Temple can build worship center in east Manatee neighborhood

jdela@bradenton.comJuly 4, 2013 

The view down 18th Avenue East in Manatee County. Neighbors say a proposed two-story Daoist worship center there would be a detriment to the community. HERALD FILE PHOTO

EAST MANATEE -- A spiritual community in an east Manatee neighborhood has convinced a county hearing officer to reverse an earlier decision and will be allowed to build a worship center on property on 18th Avenue East, it was announced Wednesday.

Opponents to the project, which include many of the temple's neighbors, have until July 11 to present enough evidence to reopen the case.

The Ming Deh Development Society, a nonprofit corporation operating a Daoist congregation named Shien Deh Temple, applied for a special use permit to build a two-story, 9,750-square-foot building to accommodate a sanctuary and meditation rooms on their 2.39-acre lot at 6916 18th Ave. E., east of Morgan Johnson Road.

The congregation has been holding services inside a 4,000-square-foot home already on the property for a decade, said the group's lawyer, Robert Lincoln.

"We're very pleased with the result," Lincoln told the Herald Wednesday. "We think the hearing officer came to the right decision."

Temple spokeswoman Lee Daly was also pleased after being told of the pending decision.

"We're very happy to hear that," she said.

In his 13-page notice of intent, hearing officer Jack Hawkins said although the worship center wasn't entirely consistent with the surrounding neighborhood, it was not disruptive enough to deny the permit.

"Based on the evidence submitted, it appears the neighborhood has been nearly or completely developed into a residential neighborhood with single-family homes," Hawkins reported. "Thus it does not appear the development would necessarily have a negative impact on the development and improvement of surrounding properties."

Hawkins set conditions for the permit.

The maximum capacity of the worship center will be 52 seats. The temple must provide 17 parking spaces on the property, including three paved. Hawkins also stipulated at least 25 canopy trees be planted on the north end of the property to eventually help shield the worship center from the street.

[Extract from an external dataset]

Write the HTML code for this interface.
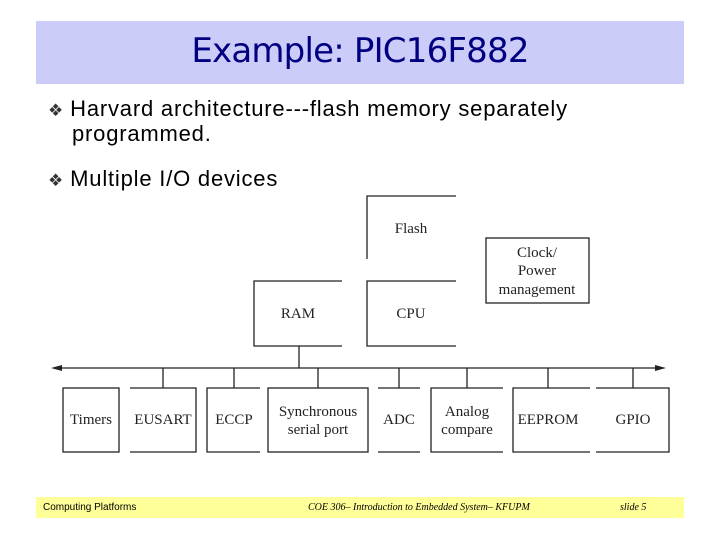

A drainage easement and plans to handle stormwater runoff must also be included in the final site plan, Hawkins wrote.

Neighbors have complained the building would be larger that any other structure in the neighborhood. They also expressed concern at two hearings on the permit, saying increased street traffic would create hazards for children and the large structure would exacerbate flooding in the area, which is in an flood zone.

Hawkins conceded traffic in the neighborhood would increase.

"The use of a facility and development with gatherings of up to 53 members meeting at a time, at least five times per month, is not a use which is consistent with the character of the immediate surrounding neighborhood. However, there was no evidence that the additional traffic would be adverse, per se, to the public interest," Hawkins wrote.

Shirley Paquin, who lives near the temple property, signed a petition opposing the permit. She said she was not in opposition to people worshipping, but the scope of the project concerned her.

"We can't understand why they need a two-story building," she said. "It's enormous."

George and Jackie Lusby have lived in the neighborhood 15 years, about 1,000 feet from where the temple would stand. They said their main concern is the effect the building would have on flooding.

"He [Hawkins} ought to come out here and see the standing water we have right now," Jackie Lusby said Wednesday.

The Lusbys said concerned neighbors would likely get together to see what can be done.

"We're not happy about it. But we don't know what we'll do," Jackie Lusby said.

Daly said the temple members want to be good neighbors.

"We've discussed concerns with the congregation, asking them to drive safely and keep their speed down," she said. "We want to address the issues they're raising."

According to a Dun and Bradstreet search entered into evidence at the special permit hearing in April, the Ming Deh Development Society Corp. lists three employees and annual income of $270,000.

Kathleen Bailey, listed as chairman and CFO, lives on the 18th Avenue East property, according to Daly; Cynthia Lam is listed as vice president; and Johnny Mohr is the corporation's CEO.